Wir müssen folgern, dass Jesus dem buchstäblichen Sinn seiner Worte nach, ebenso wie Maria und Johannes, den bevorstehenden Anbruch einer neuen Herrschaft ankündigte, die man daran erkennen sollte: Die Reichen geben den Armen, die Gefangenen werden befreit, und die Menschen erhalten ein neues Bewusstsein (metanoia), wenn sie diese Botschaft glauben.

Wir wissen nicht genau, was Jesus mit der Feststellung meinte, dass „dieses Wort erfüllt ist“. Wie ist Jesu Anspruch zu verstehen, in seiner Person beginne gerade jetzt etwas zu geschehen? Geschah überhaupt etwas? Kündigte er ein Ereignis an, dessen Verwirklichung vom Glauben seiner Zuhörer abhängig war, so dass es schließlich dann doch nicht geschehen konnte wegen ihres Unglaubens? Oder kündigte er etwas an, das dann wirklich geschah, aber für eine Weile wenig sichtbar war?

Das ist eine ernstzunehmende Frage. Doch handelt es sich um eine Frage der systematischen Hermeneutik, die von Lesern in den Lukastext hineingelesen wird, die nicht dabei waren. Diese Frage hat damit zu tun, inwieweit die von Jesus versprochene Erfüllung historische Realität war. Sie hat nichts mit der klaren Tatsache zu tun, dass es im Text um ein soziales Anliegen geht. Wir mögen große Schwierigkeiten haben, herauszubekommen, wie dieses Ereignis stattfand oder hätte stattfinden können; doch was stattfinden sollte, ist klar: eine sichtbare sozio-politische, ökonomische Neuordnung der Beziehungen im Volke Gottes, und das durch sein Eingreifen in der Person Jesu als des Gesalbten und mit dem Geist des Begabten.

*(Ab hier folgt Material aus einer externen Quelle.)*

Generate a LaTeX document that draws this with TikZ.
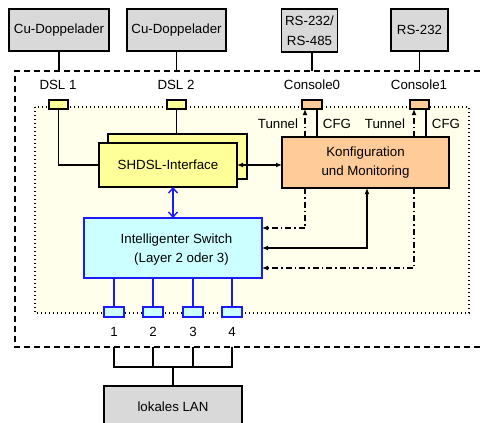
\documentclass[tikz,border=0pt]{standalone}
\usepackage{fontspec}
\setmainfont{Liberation Sans}
\usetikzlibrary{arrows.meta,calc}
\definecolor{boxgray}{HTML}{D9D9D9}
\definecolor{panelfill}{HTML}{FFFFEB}
\definecolor{shyellow}{HTML}{FFFF99}
\definecolor{cfgorange}{HTML}{FFCC99}
\definecolor{swcyan}{HTML}{CCFFFF}
\definecolor{swblue}{HTML}{1A1AFF}
\tikzset{
  blk/.style={draw=black, line width=1.4pt, inner sep=0pt, outer sep=0pt},
  ext/.style={blk, fill=boxgray, minimum height=42pt},
  portbox/.style={blk, minimum width=19pt, minimum height=9pt},
  wire/.style={line width=1.3pt},
  dashdot/.style={wire, dash pattern=on 6pt off 3pt on 1.5pt off 3pt},
  housing/.style={line width=1.4pt, dash pattern=on 6pt off 4pt},
  panel/.style={line width=1.3pt, dash pattern=on 1.3pt off 2.7pt, fill=panelfill},
  swline/.style={line width=1.4pt, draw=swblue},
}
\begin{document}
\begin{tikzpicture}[x=1pt, y=-1pt, font=\fontsize{13.3}{19.5}\selectfont,
  >={Latex[length=6pt,width=5pt]}]
\useasboundingbox (0,0) rectangle (483,423);

% housing outline and inner board
\draw[housing] (500,71) -- (15,71) -- (15,347) -- (500,347);
\draw[panel] (35,107) rectangle (469,313);
\coordinate (htop) at (15,71);
\coordinate (hbot) at (15,347);

% external connections
\node[ext, minimum width=100pt] (cuA) at (59,30) {Cu-Doppelader};
\node[ext, minimum width=99pt] (cuB) at (176.5,30) {Cu-Doppelader};
\node[ext, minimum width=56pt, minimum height=43pt, align=center] (rsA) at (309.5,30.5) {RS-232/\\RS-485};
\node[ext, minimum width=57pt] (rsB) at (419.5,30) {RS-232};

\draw[wire] (cuA.south) -- (cuA.south |- htop);
\draw[wire] (cuB.south) -- (cuB.south |- htop);
\draw[wire] ($(rsA.south)+(2.5,0)$) -- ($(rsA.south |- htop)+(2.5,0)$);
\draw[wire] (rsB.south) -- (rsB.south |- htop);

% interface labels
\node (lA) at (58,85) {DSL 1};
\node (lB) at (176,85) {DSL 2};
\node (lC) at (312,85) {Console0};
\node (lD) at (419,85) {Console1};

% interface ports
\node[portbox, fill=shyellow] (dslA) at (58.5,104.5) {};
\node[portbox, fill=shyellow] (dslB) at (176.5,104.5) {};
\node[portbox, fill=cfgorange, minimum width=20pt] (conA) at (312,104.5) {};
\node[portbox, fill=cfgorange] (conB) at (419.5,104.5) {};

% SHDSL interface (two stacked units)
\node[blk, fill=shyellow, minimum width=139pt, minimum height=45pt] (shback) at (177.5,156.5) {};
\node[blk, fill=shyellow, minimum width=138pt, minimum height=44pt] (shdsl) at (168,165) {SHDSL-Interface};

% configuration and monitoring
\node[blk, fill=cfgorange, minimum width=167pt, minimum height=51pt, align=center] (konf) at (365.5,162.5) {Konfiguration\\und Monitoring};

% switch
\node[blk, draw=swblue, fill=swcyan, minimum width=178pt, minimum height=60pt] (sw) at (173,248) {};
\node (swA) at (176.5,240) {Intelligenter Switch};
\node (swB) at (181.5,259) {(Layer 2 oder 3)};

% DSL lines
\draw[wire] (dslA.south) |- (shdsl.west);
\draw[wire] (dslB.south) -- (dslB.south |- shback.north);
\draw[wire, <->] (shdsl.east) -- (shdsl.east -| konf.west);
\draw[line width=1.4pt, draw=swblue, {Straight Barb[length=5pt,width=9pt]}-{Straight Barb[length=5pt,width=9pt]}]
  (sw.north |- shdsl.south) -- (sw.north);

% console paths: tunnel (dash-dot) and configuration (solid)
\coordinate (tA) at ($(conA.south)+(-7,0)$);
\coordinate (cA) at ($(conA.south)+(5,0)$);
\coordinate (tB) at ($(conB.south)+(-5.5,0)$);
\coordinate (cB) at ($(conB.south)+(6.5,0)$);
\coordinate (mgmt) at (367,0);

\draw[dashdot, ->] (tA |- konf.north) -- (tA);
\draw[wire] (cA |- konf.north) -- (cA);
\draw[dashdot, ->] (tB |- konf.north) -- (tB);
\draw[wire] (cB |- konf.north) -- (cB);

\node (tunA) at (278,124) {Tunnel};
\node (cfgA) at (337,124) {CFG};
\node (tunB) at (385,124) {Tunnel};
\node (cfgB) at (446,124) {CFG};

% paths from configuration into the switch
\draw[dashdot, ->] (tA |- konf.south) |- ($(sw.east)+(0,-20)$);
\draw[wire, <->] (mgmt |- konf.south) |- (sw.east);
\draw[dashdot, ->] (tB |- konf.south) |- ($(sw.east)+(0,20)$);

% switch ports
\foreach \i/\x in {1/114,2/153,3/193,4/232}{
  \draw[swline] (\x,278) -- (\x,307);
  \node[blk, draw=swblue, fill=swcyan, minimum width=20pt, minimum height=10pt] (p\i) at (\x,312) {};
  \node (n\i) at (\x,332) {\i};
}

% LAN bus
\node[ext, minimum width=138pt] (lan) at (173,407) {lokales LAN};
\coordinate (bus) at (173,367);
\draw[wire] (n1 |- hbot) -- (n1 |- bus) -- (n4 |- bus) -- (n4 |- hbot);
\draw[wire] (n2 |- hbot) -- (n2 |- bus);
\draw[wire] (n3 |- hbot) -- (n3 |- bus);
\draw[wire] (bus) -- (lan.north);
\end{tikzpicture}
\end{document}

Mit dem Zusammenstoß in der Synagoge erregt Jesus erstmals direktes Ärgernis bei seinen Hörern. Unter Berufung auf die Propheten verkündet er, dass das neue Zeitalter auch für die Heiden offenstehe. Diese zweite Stoßrichtung scheint nicht aus der Jubeljahrsverkündigung zu stammen; sie erwächst vielmehr aus Jesu Antwort auf den Unglauben seiner Zuhörer. Zwischen beiden Themen besteht ein eher negativer Zusammenhang: das zweite Anliegen, das sich gegen den ethnischen Egoismus Israels richtete, verhinderte, dass das erste im nationalistischen Sinne missverstanden wurde. Der Hinweis des Propheten auf die Gefangenen und Unterdrückten bleibt also nicht auf Israel oder das Judentum im Ganzen als kollektiv Unterdrückte beschränkt; dafür ist die Befreiung zu umfassend. Die neue Zeit ist für alle Menschen da, und das Zögern der Einwohner von Nazareth wird die weitere Verkündigung nur beschleunigen.